In 1958 it was chosen for its central location and political neutrality to be the European Economic Community's new headquarters, an honour which was a precursor to its current hosting of many of the European Union's administrative and political arms. As a by-product of Europe's increasing integration, more and more international businesses have invaded the city, all wanting to be close to the hub of power. The result is a clash of old and new: swaths of steel-and-glass office buildings set only a few steps from cobblestoned streets.
But this contradiction has always been part of the city's strength—and charm. Here, it seems, architectural harmony has never been a major influence on building design. A step-gabled medieval town house may sit right beside something made of brick from the 1950s, and the only thing separating that from an anonymous concrete structure might be a swirling Art Nouveau creation designed by Victor Horta. This architectural randomness is so synonymous with the city that it's even been termed "Brusselization" by some.

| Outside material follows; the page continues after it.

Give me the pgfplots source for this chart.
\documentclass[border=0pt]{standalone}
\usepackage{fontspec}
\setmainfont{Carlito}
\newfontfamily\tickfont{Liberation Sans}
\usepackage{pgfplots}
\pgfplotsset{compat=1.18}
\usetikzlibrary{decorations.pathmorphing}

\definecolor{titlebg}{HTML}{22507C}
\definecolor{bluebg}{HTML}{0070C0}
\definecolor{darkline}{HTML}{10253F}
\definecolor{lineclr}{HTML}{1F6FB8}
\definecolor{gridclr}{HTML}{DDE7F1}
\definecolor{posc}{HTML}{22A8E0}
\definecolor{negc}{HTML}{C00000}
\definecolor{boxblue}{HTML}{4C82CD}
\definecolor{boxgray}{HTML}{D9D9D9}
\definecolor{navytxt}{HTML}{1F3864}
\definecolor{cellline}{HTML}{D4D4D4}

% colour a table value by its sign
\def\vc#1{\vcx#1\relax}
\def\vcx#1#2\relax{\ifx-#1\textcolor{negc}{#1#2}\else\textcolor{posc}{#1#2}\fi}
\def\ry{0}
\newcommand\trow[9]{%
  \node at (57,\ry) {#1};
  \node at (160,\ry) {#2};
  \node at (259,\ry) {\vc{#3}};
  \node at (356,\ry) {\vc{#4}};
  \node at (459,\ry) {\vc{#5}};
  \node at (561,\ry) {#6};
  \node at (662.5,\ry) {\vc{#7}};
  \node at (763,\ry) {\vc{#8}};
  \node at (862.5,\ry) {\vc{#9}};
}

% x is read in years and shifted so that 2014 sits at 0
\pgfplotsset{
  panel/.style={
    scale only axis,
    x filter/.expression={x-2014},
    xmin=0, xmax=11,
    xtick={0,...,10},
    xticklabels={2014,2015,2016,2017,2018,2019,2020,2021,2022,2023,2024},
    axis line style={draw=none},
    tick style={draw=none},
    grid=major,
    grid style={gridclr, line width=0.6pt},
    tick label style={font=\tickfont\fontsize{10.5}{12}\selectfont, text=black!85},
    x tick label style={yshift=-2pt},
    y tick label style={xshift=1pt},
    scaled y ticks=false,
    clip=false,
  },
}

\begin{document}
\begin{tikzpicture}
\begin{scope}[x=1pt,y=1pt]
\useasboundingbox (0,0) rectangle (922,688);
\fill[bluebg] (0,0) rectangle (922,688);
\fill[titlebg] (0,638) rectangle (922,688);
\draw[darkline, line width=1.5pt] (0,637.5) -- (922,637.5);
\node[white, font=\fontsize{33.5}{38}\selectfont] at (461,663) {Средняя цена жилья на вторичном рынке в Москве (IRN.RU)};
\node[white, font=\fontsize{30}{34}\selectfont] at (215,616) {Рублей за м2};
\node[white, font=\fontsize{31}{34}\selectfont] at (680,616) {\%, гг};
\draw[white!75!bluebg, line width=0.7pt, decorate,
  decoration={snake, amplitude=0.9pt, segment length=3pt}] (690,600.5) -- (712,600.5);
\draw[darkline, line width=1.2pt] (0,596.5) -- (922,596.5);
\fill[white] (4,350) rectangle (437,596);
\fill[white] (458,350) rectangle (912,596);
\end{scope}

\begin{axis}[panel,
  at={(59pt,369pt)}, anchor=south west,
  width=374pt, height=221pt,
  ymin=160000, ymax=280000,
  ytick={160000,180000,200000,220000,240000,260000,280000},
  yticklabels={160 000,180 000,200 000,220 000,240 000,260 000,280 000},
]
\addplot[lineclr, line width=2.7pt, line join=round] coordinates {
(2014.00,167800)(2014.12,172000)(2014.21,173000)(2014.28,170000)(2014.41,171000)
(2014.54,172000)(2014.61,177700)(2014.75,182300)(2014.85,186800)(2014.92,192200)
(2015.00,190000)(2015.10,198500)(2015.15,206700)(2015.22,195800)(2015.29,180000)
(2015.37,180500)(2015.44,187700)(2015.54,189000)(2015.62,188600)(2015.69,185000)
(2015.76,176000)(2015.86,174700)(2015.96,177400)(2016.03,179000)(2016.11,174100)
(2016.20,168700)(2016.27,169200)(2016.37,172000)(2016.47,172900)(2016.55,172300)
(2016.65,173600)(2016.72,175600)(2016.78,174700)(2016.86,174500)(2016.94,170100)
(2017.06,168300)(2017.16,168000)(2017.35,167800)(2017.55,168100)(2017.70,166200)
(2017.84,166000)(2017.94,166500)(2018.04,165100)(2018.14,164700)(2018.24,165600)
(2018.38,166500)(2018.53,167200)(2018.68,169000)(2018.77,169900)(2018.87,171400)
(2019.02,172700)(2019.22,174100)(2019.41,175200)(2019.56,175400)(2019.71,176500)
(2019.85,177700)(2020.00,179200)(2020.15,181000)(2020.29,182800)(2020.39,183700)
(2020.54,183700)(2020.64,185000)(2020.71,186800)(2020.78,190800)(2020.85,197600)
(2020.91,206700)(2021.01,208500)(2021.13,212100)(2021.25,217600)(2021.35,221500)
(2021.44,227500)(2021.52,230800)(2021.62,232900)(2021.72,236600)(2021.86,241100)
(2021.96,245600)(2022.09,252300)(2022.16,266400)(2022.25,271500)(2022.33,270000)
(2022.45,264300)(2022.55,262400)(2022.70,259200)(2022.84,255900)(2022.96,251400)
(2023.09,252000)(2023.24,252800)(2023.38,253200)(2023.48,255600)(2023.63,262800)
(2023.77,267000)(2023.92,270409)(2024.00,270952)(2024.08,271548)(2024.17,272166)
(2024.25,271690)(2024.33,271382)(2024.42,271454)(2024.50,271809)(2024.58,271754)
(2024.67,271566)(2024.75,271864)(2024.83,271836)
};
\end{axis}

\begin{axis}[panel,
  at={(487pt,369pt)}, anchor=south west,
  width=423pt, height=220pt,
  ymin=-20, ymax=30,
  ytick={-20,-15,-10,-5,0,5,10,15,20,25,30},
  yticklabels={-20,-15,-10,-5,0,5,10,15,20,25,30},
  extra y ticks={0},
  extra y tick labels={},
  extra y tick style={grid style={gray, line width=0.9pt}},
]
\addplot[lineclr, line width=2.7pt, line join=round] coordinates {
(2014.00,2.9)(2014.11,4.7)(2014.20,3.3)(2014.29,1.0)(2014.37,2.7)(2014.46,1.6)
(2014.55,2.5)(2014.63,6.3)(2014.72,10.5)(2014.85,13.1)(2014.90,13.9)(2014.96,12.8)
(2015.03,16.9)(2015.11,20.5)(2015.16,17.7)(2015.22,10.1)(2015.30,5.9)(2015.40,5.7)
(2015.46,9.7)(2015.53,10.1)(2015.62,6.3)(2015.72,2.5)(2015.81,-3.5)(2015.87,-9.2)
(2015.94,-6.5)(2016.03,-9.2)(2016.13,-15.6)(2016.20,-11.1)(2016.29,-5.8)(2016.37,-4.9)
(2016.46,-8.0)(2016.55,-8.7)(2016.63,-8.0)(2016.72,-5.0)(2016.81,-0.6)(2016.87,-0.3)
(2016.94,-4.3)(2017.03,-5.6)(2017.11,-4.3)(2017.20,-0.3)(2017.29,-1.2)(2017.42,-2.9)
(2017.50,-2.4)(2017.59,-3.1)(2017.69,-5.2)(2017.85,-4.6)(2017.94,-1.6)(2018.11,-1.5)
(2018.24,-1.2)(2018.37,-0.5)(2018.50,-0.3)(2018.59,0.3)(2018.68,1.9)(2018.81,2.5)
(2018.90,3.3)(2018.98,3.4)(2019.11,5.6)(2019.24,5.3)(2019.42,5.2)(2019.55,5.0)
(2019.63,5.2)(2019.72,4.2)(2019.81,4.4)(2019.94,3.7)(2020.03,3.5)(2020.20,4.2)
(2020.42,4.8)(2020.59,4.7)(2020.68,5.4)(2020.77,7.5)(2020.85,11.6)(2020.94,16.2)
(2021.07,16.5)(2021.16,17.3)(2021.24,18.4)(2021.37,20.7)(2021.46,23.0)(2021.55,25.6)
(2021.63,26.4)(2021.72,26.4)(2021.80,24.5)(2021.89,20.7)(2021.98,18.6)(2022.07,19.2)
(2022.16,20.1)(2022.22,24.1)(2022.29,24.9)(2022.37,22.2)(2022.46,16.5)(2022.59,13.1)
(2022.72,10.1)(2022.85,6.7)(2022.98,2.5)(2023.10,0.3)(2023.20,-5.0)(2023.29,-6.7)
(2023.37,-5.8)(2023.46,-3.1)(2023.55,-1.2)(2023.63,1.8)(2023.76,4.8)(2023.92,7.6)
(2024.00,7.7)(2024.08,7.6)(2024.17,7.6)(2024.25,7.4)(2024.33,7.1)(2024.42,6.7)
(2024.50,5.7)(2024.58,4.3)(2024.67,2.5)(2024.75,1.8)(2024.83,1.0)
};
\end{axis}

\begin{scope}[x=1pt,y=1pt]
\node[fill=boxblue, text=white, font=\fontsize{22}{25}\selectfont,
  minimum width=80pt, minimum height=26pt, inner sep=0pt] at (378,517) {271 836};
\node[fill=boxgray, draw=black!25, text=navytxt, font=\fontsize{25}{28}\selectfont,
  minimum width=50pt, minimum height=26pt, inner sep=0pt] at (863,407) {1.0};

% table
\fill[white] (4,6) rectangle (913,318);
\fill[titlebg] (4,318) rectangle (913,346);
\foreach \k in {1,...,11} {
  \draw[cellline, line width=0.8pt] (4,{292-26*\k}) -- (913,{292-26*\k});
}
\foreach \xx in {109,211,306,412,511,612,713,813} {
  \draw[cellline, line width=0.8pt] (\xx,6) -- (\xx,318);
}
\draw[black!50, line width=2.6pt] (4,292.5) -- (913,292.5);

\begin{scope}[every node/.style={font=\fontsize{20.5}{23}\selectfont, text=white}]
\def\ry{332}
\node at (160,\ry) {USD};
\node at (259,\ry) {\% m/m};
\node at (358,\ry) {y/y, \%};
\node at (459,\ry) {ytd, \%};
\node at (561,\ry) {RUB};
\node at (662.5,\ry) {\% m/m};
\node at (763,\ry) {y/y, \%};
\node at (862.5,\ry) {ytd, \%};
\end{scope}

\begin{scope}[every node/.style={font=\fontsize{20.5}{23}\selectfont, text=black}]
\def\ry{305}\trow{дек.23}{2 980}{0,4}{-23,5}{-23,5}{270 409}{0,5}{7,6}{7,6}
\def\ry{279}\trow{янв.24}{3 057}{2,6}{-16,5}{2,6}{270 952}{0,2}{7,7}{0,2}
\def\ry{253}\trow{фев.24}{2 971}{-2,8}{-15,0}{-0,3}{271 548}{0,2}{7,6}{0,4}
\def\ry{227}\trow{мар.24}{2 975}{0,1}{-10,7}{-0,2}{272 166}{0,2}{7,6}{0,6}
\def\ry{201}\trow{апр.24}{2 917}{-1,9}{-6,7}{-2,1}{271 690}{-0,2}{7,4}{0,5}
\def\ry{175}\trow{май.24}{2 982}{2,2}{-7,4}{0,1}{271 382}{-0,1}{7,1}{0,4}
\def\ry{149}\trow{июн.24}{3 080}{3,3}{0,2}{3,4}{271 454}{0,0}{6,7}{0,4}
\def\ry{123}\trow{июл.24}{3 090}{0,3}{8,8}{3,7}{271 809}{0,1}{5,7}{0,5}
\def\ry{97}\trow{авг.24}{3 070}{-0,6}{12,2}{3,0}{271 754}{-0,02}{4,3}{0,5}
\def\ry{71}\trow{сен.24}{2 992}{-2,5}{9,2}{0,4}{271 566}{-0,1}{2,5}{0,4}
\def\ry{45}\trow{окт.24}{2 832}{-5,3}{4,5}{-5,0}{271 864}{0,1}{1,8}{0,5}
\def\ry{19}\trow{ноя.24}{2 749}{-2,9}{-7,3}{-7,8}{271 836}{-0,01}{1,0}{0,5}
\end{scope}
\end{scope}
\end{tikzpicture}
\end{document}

In terms of population, diversity is now the capital's greatest strength; one-third of the city's million-strong population are non-Belgians. You're just as likely to hear Arabic or Swedish spoken on the streets as French or Flemish.
With such a mishmash of ideas and images, Brussels can seem a little slapdash at first glance. And while the city might not appeal to everyone at first, it's definitely a place that's worth getting to know better. And to know the city is to love it.